I asked myself the same question before I started too. Sure, I was apprehensive about it not working out. Yes, I do have a few dollars to fall back on during rainy days, but really that’s not the main issue here.

The real deal is, can I relinquish control? As you all might know, I place a lot of pride in my independence and indeed, my whole sense of security and achievement was in my job, my salary, bonuses, competency, approval of my boss. I took a lot of pride in how far I have come and how I have “survived”. It was not easy for me to leave my last job, but at least I knew that if I need to, I can get another job fairly easily. Good credentials, references and working attitude do go a long way. It was extremely difficult to lose the security of a good paying job in a good sounding company. I do know it sounds very shallow, but bear with me, I am my parents’ good little girl. Their pride in me is addictive. I cannot bear it if they are disappointed with me in any way now. Of course I did a whole load of shit in the past when I was a teenager and gave them lots of grief but that’s water under the bridge. Ahem, moving on.

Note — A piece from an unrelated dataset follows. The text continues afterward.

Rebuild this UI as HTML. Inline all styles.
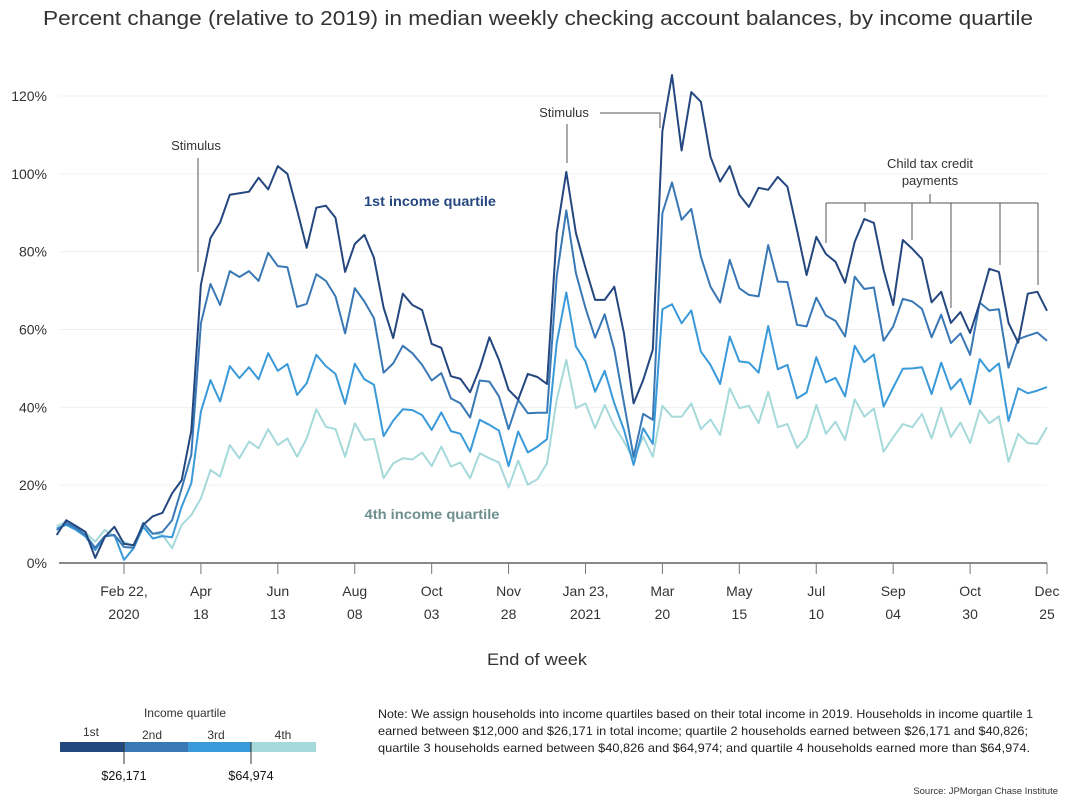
<!DOCTYPE html>
<html><head><meta charset="utf-8"><style>
html,body{margin:0;padding:0;background:#fff;}
svg text{font-family:"Liberation Sans",sans-serif;}
</style></head><body>
<svg id="chart" width="1070" height="801" viewBox="0 0 1070 801">
<text x="538" y="25" text-anchor="middle" font-size="20" fill="#333" textLength="990" lengthAdjust="spacingAndGlyphs">Percent change (relative to 2019) in median weekly checking account balances, by income quartile</text>
<g id="grid"></g>
<g id="yaxis"></g>
<g id="xaxis"></g>
<g id="series"></g>
<g>
<text x="196" y="150" text-anchor="middle" font-size="13" fill="#333">Stimulus</text>
<line x1="198" y1="158" x2="198" y2="272" stroke="#555" stroke-width="1"/>
</g>
<g>
<text x="564" y="117" text-anchor="middle" font-size="13" fill="#333">Stimulus</text>
<line x1="567" y1="124" x2="567" y2="163" stroke="#555" stroke-width="1"/>
<polyline points="600,113 660,113 660,128" fill="none" stroke="#555" stroke-width="1"/>
</g>
<g>
<text x="930" y="168" text-anchor="middle" font-size="13" fill="#333">Child tax credit</text>
<text x="930" y="185" text-anchor="middle" font-size="13" fill="#333">payments</text>
<line x1="930" y1="194" x2="930" y2="203" stroke="#555"/>
<line x1="826" y1="203" x2="1038" y2="203" stroke="#555"/>
<line x1="826" y1="203" x2="826" y2="243" stroke="#555"/>
<line x1="865" y1="203" x2="865" y2="212" stroke="#555"/>
<line x1="912" y1="203" x2="912" y2="240" stroke="#555"/>
<line x1="951" y1="203" x2="951" y2="308" stroke="#555"/>
<line x1="1000" y1="203" x2="1000" y2="265" stroke="#555"/>
<line x1="1038" y1="203" x2="1038" y2="285" stroke="#555"/>
</g>
<text x="430" y="206" text-anchor="middle" font-size="13.5" font-weight="bold" fill="#24477f" textLength="132" lengthAdjust="spacingAndGlyphs">1st income quartile</text>
<text x="432" y="519" text-anchor="middle" font-size="13.5" font-weight="bold" fill="#6e8e8e" textLength="135" lengthAdjust="spacingAndGlyphs">4th income quartile</text>
<text x="537" y="665" text-anchor="middle" font-size="17" fill="#333" textLength="100" lengthAdjust="spacingAndGlyphs">End of week</text>
<g>
<text x="185" y="717" text-anchor="middle" font-size="12" fill="#333">Income quartile</text>
<text x="91" y="736" text-anchor="middle" font-size="12" fill="#333">1st</text>
<text x="152" y="739" text-anchor="middle" font-size="12" fill="#333">2nd</text>
<text x="216" y="739" text-anchor="middle" font-size="12" fill="#333">3rd</text>
<text x="283" y="739" text-anchor="middle" font-size="12" fill="#333">4th</text>
<rect x="60" y="742" width="64" height="10" fill="#24477f"/>
<rect x="124" y="742" width="64" height="10" fill="#3a78b5"/>
<rect x="188" y="742" width="63" height="10" fill="#3a9ad9"/>
<rect x="251" y="742" width="65" height="10" fill="#a6d9da"/>
<line x1="124" y1="742" x2="124" y2="764" stroke="#333"/>
<line x1="251" y1="742" x2="251" y2="764" stroke="#333"/>
<text x="124" y="780" text-anchor="middle" font-size="12.5" fill="#111">$26,171</text>
<text x="251" y="780" text-anchor="middle" font-size="12.5" fill="#111">$64,974</text>
</g>
<g font-size="11.6" fill="#222">
<text x="378" y="718" textLength="655" lengthAdjust="spacingAndGlyphs">Note: We assign households into income quartiles based on their total income in 2019. Households in income quartile 1</text>
<text x="378" y="735" textLength="650" lengthAdjust="spacingAndGlyphs">earned between $12,000 and $26,171 in total income; quartile 2 households earned between $26,171 and $40,826;</text>
<text x="378" y="752" textLength="652" lengthAdjust="spacingAndGlyphs">quartile 3 households earned between $40,826 and $64,974; and quartile 4 households earned more than $64,974.</text>
</g>
<text x="1058" y="794" text-anchor="end" font-size="9.5" fill="#333">Source: JPMorgan Chase Institute</text>
</svg>
<script>
const yTicks = [0, 20, 40, 60, 80, 100, 120];
const xTickIndex = [7, 15, 23, 31, 39, 47, 55, 63, 71, 79, 87, 95, 103];
const xTickLine1 = ["Feb 22,", "Apr", "Jun", "Aug", "Oct", "Nov", "Jan 23,", "Mar", "May", "Jul", "Sep", "Oct", "Dec"];
const xTickLine2 = ["2020", "18", "13", "08", "03", "28", "2021", "20", "15", "10", "04", "30", "25"];
const q1 = [7.2,11,9.5,8,1.3,6.7,9.3,4.9,4.6,9.8,12,12.9,17.9,21.3,34,71.5,83.5,87.5,94.6,95,95.4,99,96,102,100,90.7,81,
91.3,91.8,88.7,74.8,82,84.3,78.4,65.6,57.8,69.2,66.3,65,56.3,55.3,48,47.3,43.9,50,58,52.2,44.5,42,48.6,47.8,46,
84.8,
100.5,84.8,75.8,67.6,67.6,71,59,41,47,54.8,111,125.4,106,121,118.5,104.4,98,102,94.6,91.5,96.4,95.9,99.2,96.7,85.6,74,
83.8,79.4,77.4,72,82.5,88.4,87.4,75.3,66.3,83,80.7,78.1,67,69.7,61.7,64.5,59.1,66.8,75.6,74.8,61.7,56.6,69.2,69.7,64.8];
const q2 = [8.5,10.3,9,7.2,3.9,6.9,7.2,4.1,3.9,10.3,7.5,8,11,19.2,27.8,61.6,71.7,66.3,75,73.5,75,72.5,79.7,76.3,76,65.8,66.6,
74.2,72.5,68.5,59,70.6,67.2,62.9,48.9,51.3,55.8,53.9,50.9,46.9,48.8,42.3,41,37.4,46.9,46.6,42.8,34.4,41.9,38.5,38.6,38.6,
73.6,
90.6,74.5,65.5,57.9,63.9,54.8,41,27.3,38.3,36.8,89.9,97.8,88.2,91,78.7,71,66.9,77.9,70.6,68.9,68.5,81.7,72.3,72.2,61.2,60.8,
68.2,63.6,62.2,58.2,73.6,70.4,70.8,57.1,60.8,67.9,67.2,65.3,58,63.8,56.5,59,53.5,66.9,64.9,65.2,50.2,57.5,58.4,59.2,57.1];
const q3 = [8.9,9.8,8.5,6.8,3.3,6.8,7.2,0.8,3.8,9.3,6.3,6.9,6.6,14.5,20.5,38.9,47,41.5,50.6,47.5,50.3,47.2,53.9,49.4,51.1,43.2,46.2,
53.5,50.6,48.6,40.9,51.2,47.2,45.8,32.6,36.6,39.5,39.3,38,34.2,38.7,33.9,33.2,28.6,36.8,35.5,34,24.9,33.8,28.4,29.9,31.8,
56.5,
69.5,55.6,51.8,44,49.4,41,34.2,25.2,34.6,30.6,65.2,66.5,61.6,64.9,54.3,50.9,46,58.2,51.8,51.5,48.9,60.9,49.8,50.9,42.3,
43.8,52.9,46.4,47.6,42.8,55.8,51.6,53.6,40.2,45.1,49.9,50,50.3,43.4,51.5,44.6,47.3,40.8,52.4,49.2,51.3,36.5,44.9,43.6,44.3,45.2];
const q4 = [9.5,10.6,9.2,7.8,5.5,8.5,6.8,5.5,4.2,9.3,7.6,7.2,3.8,9.8,12.3,16.6,23.9,22.2,30.3,26.9,31.2,29.5,34.4,30.3,32,27.3,32,
39.5,35,34.4,27.3,35.9,31.6,31.9,21.8,25.6,26.9,26.6,28.4,24.9,29.9,24.8,25.8,21.8,28.2,26.9,25.8,19.4,26.3,20.1,21.5,25.6,
41.9,
52.2,39.8,41,34.6,40.6,35.2,31.2,26.5,32.5,27.3,40.4,37.6,37.6,41,34.4,36.9,32.9,44.9,39.8,40.4,35.9,44,34.9,35.7,29.6,
32.3,40.6,33.2,36.3,31.6,42.1,37.6,39.7,28.6,32.3,35.7,34.9,38.3,32,39.9,32.4,36.1,30.8,39.3,35.9,37.7,26,33.2,30.8,30.6,34.9];

const NS = "http://www.w3.org/2000/svg";
const X0 = 56.7, X1 = 1047, Y0 = 563, Y120 = 96;
const nPts = q1.length;
function xs(i){ return X0 + (X1 - X0) * i / (nPts - 1); }
function ys(v){ return Y0 - (Y0 - Y120) * v / 120; }
function mk(tag, attrs, parent){ const e = document.createElementNS(NS, tag); for (const k in attrs) e.setAttribute(k, attrs[k]); parent.appendChild(e); return e; }

const grid = document.getElementById('grid');
const yaxis = document.getElementById('yaxis');
yTicks.forEach(v => {
  if (v > 0) {
    const g = mk('line', {x1: 59, x2: 1047, y1: ys(v), y2: ys(v), stroke: '#f0f0f0', 'stroke-width': 1}, grid);
    
    
  }
  const t = mk('text', {x: 47, y: ys(v) + 5, 'text-anchor': 'end', 'font-size': 14, fill: '#333'}, yaxis);
  t.textContent = v + '%';
  
  
});

const xaxis = document.getElementById('xaxis');
const axl = mk('line', {x1: 59, x2: 1047, y1: Y0, y2: Y0, stroke: '#888', 'stroke-width': 2}, xaxis);


xTickIndex.forEach((idx, k) => {
  const x = xs(idx);
  const tk = mk('line', {x1: x, x2: x, y1: Y0, y2: Y0 + 11, stroke: '#777', 'stroke-width': 1}, xaxis);
  
  
  const t1 = mk('text', {x: x, y: 596, 'text-anchor': 'middle', 'font-size': 14, fill: '#333'}, xaxis);
  t1.textContent = xTickLine1[k];
  
  
  const t2 = mk('text', {x: x, y: 619, 'text-anchor': 'middle', 'font-size': 14, fill: '#333'}, xaxis);
  t2.textContent = xTickLine2[k];
  
  
});

const series = document.getElementById('series');
const defs = [[q4, '#a6d9da', 'line-q4'], [q3, '#3a9ad9', 'line-q3'], [q2, '#3a78b5', 'line-q2'], [q1, '#24477f', 'line-q1']];
defs.forEach(d => {
  const pts = d[0].map((v, i) => xs(i).toFixed(1) + ',' + ys(v).toFixed(1)).join(' ');
  const p = mk('polyline', {points: pts, fill: 'none', stroke: d[1], 'stroke-width': 2, 'stroke-linejoin': 'round'}, series);
  
  
});
</script>
</body></html>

So, it’s good if my business works out well. It would be disastrous in more ways than one if it doesn’t.

Well, I could always work in ChXXl if it doesn’t work out. 2.55 bag at 30% discount, how tempting is that. :P

**

Speaking of designer bags, I have imposed a personal ban on myself for the next few months while I take a very conservative view on the business. Overheads and expenses have to be kept low and there is no business for me flinging money on more bags when really, I have no more room to store my existing bags. Thankfully Big doesn’t ever nag me about my bags being stored in all the upper wardrobes, the shelves and on the floor. But still. Even though I am planning proper storage in our new house when we move, for now, enough is enough.

It is also a blessing that I seem to be getting weary of designer bags (fashion fans out there must be screaming blue murder). The thrill of getting a designer bag seem to have evaded me and indeed, I look at all the latest offerings from the brand with boredom. With the exception of one functional practical tote from Hogan this season, nothing excites me at all. (And no, you are so not getting that Hogan tote, Rachel!) I told a girl friend that this might be designer fatigue (if there is indeed such a term!) and my tastes seem to be veering towards vintage finds. Perhaps it is not so strange after all. I have never liked It Bags because I don’t like a legion of clones. I never wore Ferragamo shoes when it was all the craze with fashionistas. I love vintage bags for the nostalgia and exclusivity they invoke. So with the business focusing on vintage inspired fashion, it does work out well for me after all. :)

**

On the work front, I am my worst critic. Whereas previously, when I did my best and was showered with praise and appreciation from the ex boss, now, I do my best but still, I am displeased with a million things. Press releases not going to print fast enough, not enough stock and not fast enough, the site looks fine now but still not looking its best (I started the business on a blog platform and after one day, threw a fit at how amateurish and unprofessional it looked). Not enough time to do research on fashion sites, business sites, reading up about business strategies, promotional techniques etc etc. I get really furious with myself and I need more time in a day. I need to be like Paddy, who gets a million things done in day and runs on 4 hours of sleep.

I get very inspired and yet humbled by Cobalt Paladin and Paddy’s blogs as these guys who talk the talk and walk the walk. The more I read materials pertaining to business and start ups, the more I realize I have a whole lot to learn about. Strangely, I feel only adrenaline and not fear or dread when the challenges and obstacles come on, especially when it is related to techie and accounting stuff (which my brain and eyes will auto glaze over. LOL) My pet phrase these days seem to be, “this is getting really fun” and “isn’t this fun?!” LOL. Bring it on!!

I should probably also mention that I am a total noob when it comes to business initiatives and strategies and I run on pure instinct. Eg. I shamelessly asked everyone and their grandma to plug for me on their blogs, websites, word of mouth whatever and I did not even know this is strategized as “social media strategy”.